═══ Recorded information ═══

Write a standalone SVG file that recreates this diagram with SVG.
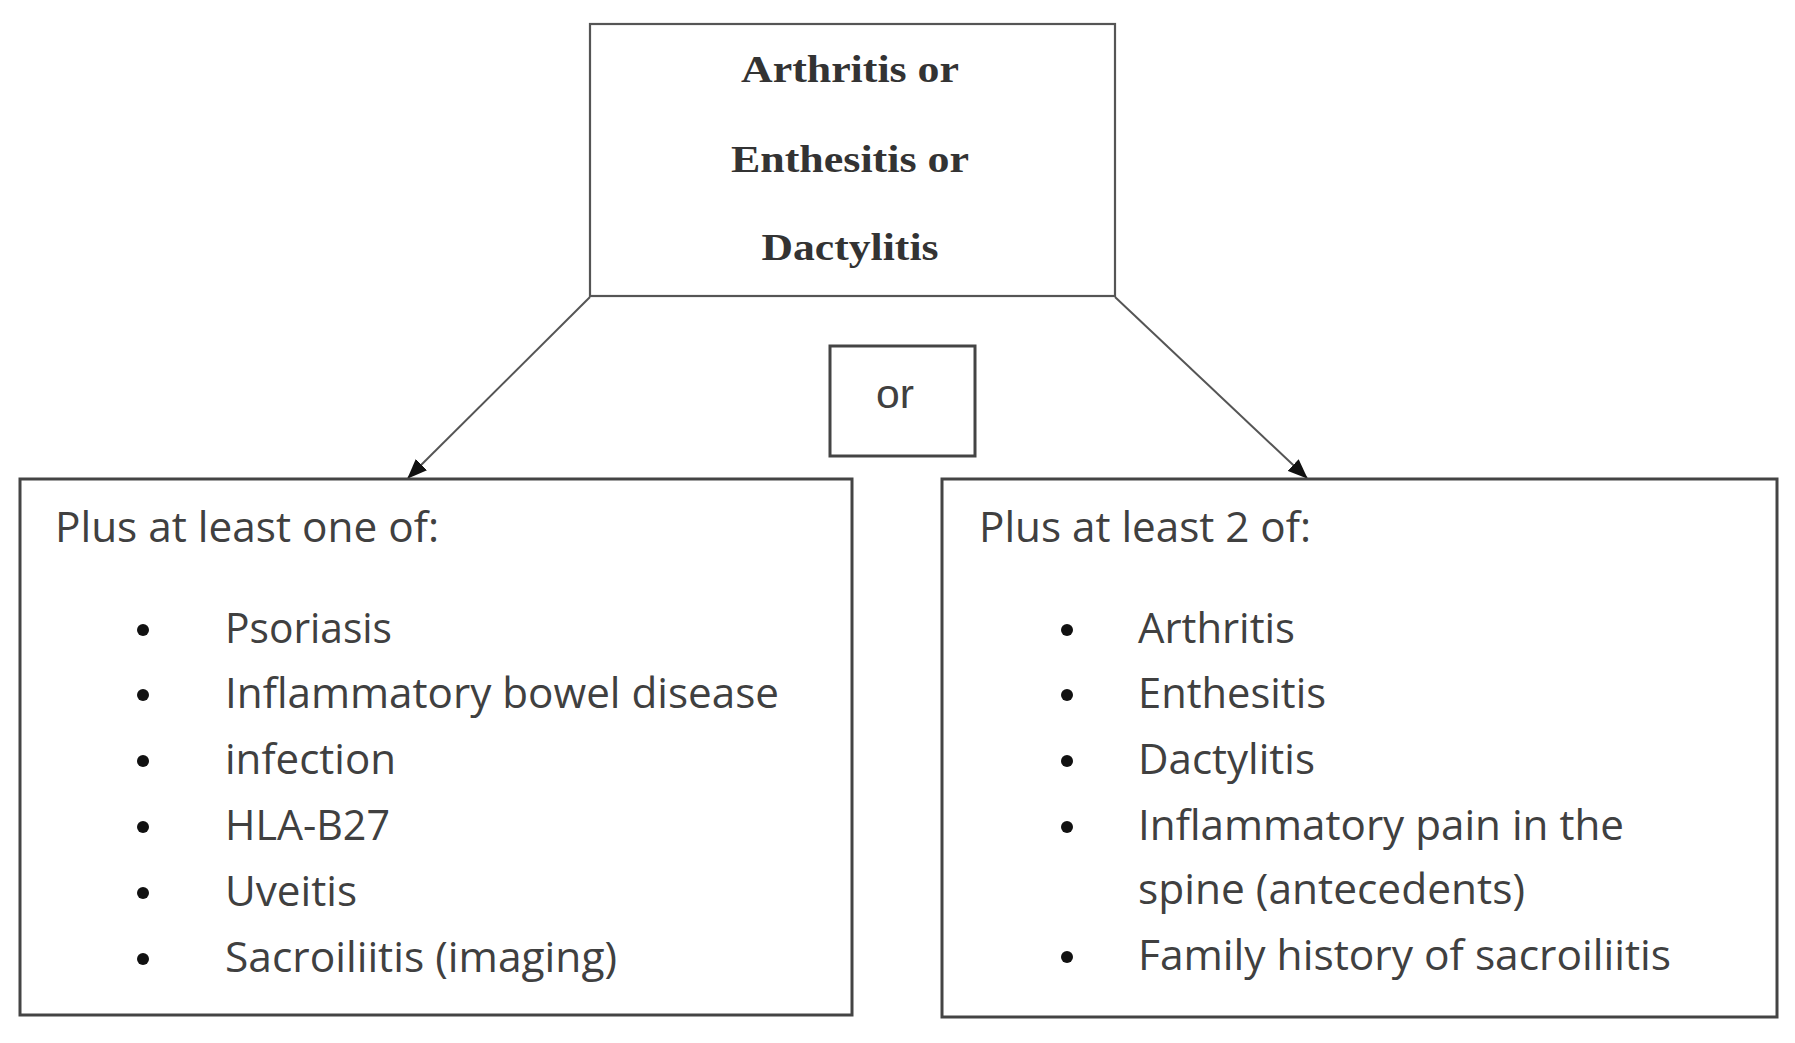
<svg xmlns="http://www.w3.org/2000/svg" width="1795" height="1043" viewBox="0 0 1795 1043">
<style>
.box{fill:#fff;stroke:#444;stroke-width:3}
.top{fill:#fff;stroke:#555;stroke-width:2.2}
.hd{font-family:"Liberation Serif","Times New Roman",serif;font-weight:bold;font-size:38px;fill:#333;text-anchor:middle}
.tx{font-family:"Open Sans","Noto Sans",sans-serif;font-size:42px;fill:#404040}
.bul{fill:#111}
.conn{stroke:#555;stroke-width:2;fill:none}
</style>
<defs>
<marker id="arr" viewBox="0 0 20 16" refX="19" refY="8" markerWidth="20" markerHeight="16" markerUnits="userSpaceOnUse" orient="auto">
<path d="M0,0 L20,8 L0,16 z" fill="#111"/>
</marker>
</defs>
<rect width="1795" height="1043" fill="#fff"/>
<g id="connectors">
<line class="conn" x1="590" y1="297" x2="408" y2="478" marker-end="url(#arr)"/>
<line class="conn" x1="1115" y1="297" x2="1307" y2="478" marker-end="url(#arr)"/>
</g>
<g id="node-top">
<rect class="top" x="590" y="24" width="525" height="272"/>
<text class="hd" x="850" y="82" textLength="218" lengthAdjust="spacingAndGlyphs">Arthritis or</text>
<text class="hd" x="850" y="172" textLength="238" lengthAdjust="spacingAndGlyphs">Enthesitis or</text>
<text class="hd" x="850" y="260" textLength="177" lengthAdjust="spacingAndGlyphs">Dactylitis</text>
</g>
<g id="node-or">
<rect class="box" x="830" y="346" width="145" height="110"/>
<text x="876" y="408" textLength="38" lengthAdjust="spacingAndGlyphs" style="font-family:'Liberation Sans',Arial,sans-serif;font-size:41px;fill:#404040">or</text>
</g>
<g id="node-left">
<rect class="box" x="20" y="479" width="832" height="536"/>
<text class="tx" x="55" y="542" textLength="384" lengthAdjust="spacingAndGlyphs">Plus at least one of:</text>
<circle class="bul" cx="143" cy="630" r="6"/>
<text class="tx" x="225" y="643" textLength="167" lengthAdjust="spacingAndGlyphs">Psoriasis</text>
<circle class="bul" cx="143" cy="695" r="6"/>
<text class="tx" x="225" y="708" textLength="554" lengthAdjust="spacingAndGlyphs">Inflammatory bowel disease</text>
<circle class="bul" cx="143" cy="761" r="6"/>
<text class="tx" x="225" y="774" textLength="171" lengthAdjust="spacingAndGlyphs">infection</text>
<circle class="bul" cx="143" cy="827" r="6"/>
<text class="tx" x="225" y="840" textLength="165" lengthAdjust="spacingAndGlyphs">HLA-B27</text>
<circle class="bul" cx="143" cy="893" r="6"/>
<text class="tx" x="225" y="906" textLength="132" lengthAdjust="spacingAndGlyphs">Uveitis</text>
<circle class="bul" cx="143" cy="959" r="6"/>
<text class="tx" x="225" y="972" textLength="392" lengthAdjust="spacingAndGlyphs">Sacroiliitis (imaging)</text>
</g>
<g id="node-right">
<rect class="box" x="942" y="479" width="835" height="538"/>
<text class="tx" x="979" y="542" textLength="332" lengthAdjust="spacingAndGlyphs">Plus at least 2 of:</text>
<circle class="bul" cx="1067" cy="630" r="6"/>
<text class="tx" x="1138" y="643" textLength="157" lengthAdjust="spacingAndGlyphs">Arthritis</text>
<circle class="bul" cx="1067" cy="695" r="6"/>
<text class="tx" x="1138" y="708" textLength="188" lengthAdjust="spacingAndGlyphs">Enthesitis</text>
<circle class="bul" cx="1067" cy="761" r="6"/>
<text class="tx" x="1138" y="774" textLength="177" lengthAdjust="spacingAndGlyphs">Dactylitis</text>
<circle class="bul" cx="1067" cy="827" r="6"/>
<text class="tx" x="1138" y="840" textLength="486" lengthAdjust="spacingAndGlyphs">Inflammatory pain in the</text>
<text class="tx" x="1138" y="904" textLength="387" lengthAdjust="spacingAndGlyphs">spine (antecedents)</text>
<circle class="bul" cx="1067" cy="957" r="6"/>
<text class="tx" x="1138" y="970" textLength="533" lengthAdjust="spacingAndGlyphs">Family history of sacroiliitis</text>
</g>
</svg>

═══

__What needs to be done__:
Output an exact copy of the material, with the pictures removed.

__Written answer__:
Write a standalone SVG file that recreates this diagram with SVG.
<svg xmlns="http://www.w3.org/2000/svg" width="1795" height="1043" viewBox="0 0 1795 1043">
<style>
.box{fill:#fff;stroke:#444;stroke-width:3}
.top{fill:#fff;stroke:#555;stroke-width:2.2}
.hd{font-family:"Liberation Serif","Times New Roman",serif;font-weight:bold;font-size:38px;fill:#333;text-anchor:middle}
.tx{font-family:"Open Sans","Noto Sans",sans-serif;font-size:42px;fill:#404040}
.bul{fill:#111}
.conn{stroke:#555;stroke-width:2;fill:none}
</style>
<defs>
<marker id="arr" viewBox="0 0 20 16" refX="19" refY="8" markerWidth="20" markerHeight="16" markerUnits="userSpaceOnUse" orient="auto">
<path d="M0,0 L20,8 L0,16 z" fill="#111"/>
</marker>
</defs>
<rect width="1795" height="1043" fill="#fff"/>
<g id="connectors">
<line class="conn" x1="590" y1="297" x2="408" y2="478" marker-end="url(#arr)"/>
<line class="conn" x1="1115" y1="297" x2="1307" y2="478" marker-end="url(#arr)"/>
</g>
<g id="node-top">
<rect class="top" x="590" y="24" width="525" height="272"/>
<text class="hd" x="850" y="82" textLength="218" lengthAdjust="spacingAndGlyphs">Arthritis or</text>
<text class="hd" x="850" y="172" textLength="238" lengthAdjust="spacingAndGlyphs">Enthesitis or</text>
<text class="hd" x="850" y="260" textLength="177" lengthAdjust="spacingAndGlyphs">Dactylitis</text>
</g>
<g id="node-or">
<rect class="box" x="830" y="346" width="145" height="110"/>
<text x="876" y="408" textLength="38" lengthAdjust="spacingAndGlyphs" style="font-family:'Liberation Sans',Arial,sans-serif;font-size:41px;fill:#404040">or</text>
</g>
<g id="node-left">
<rect class="box" x="20" y="479" width="832" height="536"/>
<text class="tx" x="55" y="542" textLength="384" lengthAdjust="spacingAndGlyphs">Plus at least one of:</text>
<circle class="bul" cx="143" cy="630" r="6"/>
<text class="tx" x="225" y="643" textLength="167" lengthAdjust="spacingAndGlyphs">Psoriasis</text>
<circle class="bul" cx="143" cy="695" r="6"/>
<text class="tx" x="225" y="708" textLength="554" lengthAdjust="spacingAndGlyphs">Inflammatory bowel disease</text>
<circle class="bul" cx="143" cy="761" r="6"/>
<text class="tx" x="225" y="774" textLength="171" lengthAdjust="spacingAndGlyphs">infection</text>
<circle class="bul" cx="143" cy="827" r="6"/>
<text class="tx" x="225" y="840" textLength="165" lengthAdjust="spacingAndGlyphs">HLA-B27</text>
<circle class="bul" cx="143" cy="893" r="6"/>
<text class="tx" x="225" y="906" textLength="132" lengthAdjust="spacingAndGlyphs">Uveitis</text>
<circle class="bul" cx="143" cy="959" r="6"/>
<text class="tx" x="225" y="972" textLength="392" lengthAdjust="spacingAndGlyphs">Sacroiliitis (imaging)</text>
</g>
<g id="node-right">
<rect class="box" x="942" y="479" width="835" height="538"/>
<text class="tx" x="979" y="542" textLength="332" lengthAdjust="spacingAndGlyphs">Plus at least 2 of:</text>
<circle class="bul" cx="1067" cy="630" r="6"/>
<text class="tx" x="1138" y="643" textLength="157" lengthAdjust="spacingAndGlyphs">Arthritis</text>
<circle class="bul" cx="1067" cy="695" r="6"/>
<text class="tx" x="1138" y="708" textLength="188" lengthAdjust="spacingAndGlyphs">Enthesitis</text>
<circle class="bul" cx="1067" cy="761" r="6"/>
<text class="tx" x="1138" y="774" textLength="177" lengthAdjust="spacingAndGlyphs">Dactylitis</text>
<circle class="bul" cx="1067" cy="827" r="6"/>
<text class="tx" x="1138" y="840" textLength="486" lengthAdjust="spacingAndGlyphs">Inflammatory pain in the</text>
<text class="tx" x="1138" y="904" textLength="387" lengthAdjust="spacingAndGlyphs">spine (antecedents)</text>
<circle class="bul" cx="1067" cy="957" r="6"/>
<text class="tx" x="1138" y="970" textLength="533" lengthAdjust="spacingAndGlyphs">Family history of sacroiliitis</text>
</g>
</svg>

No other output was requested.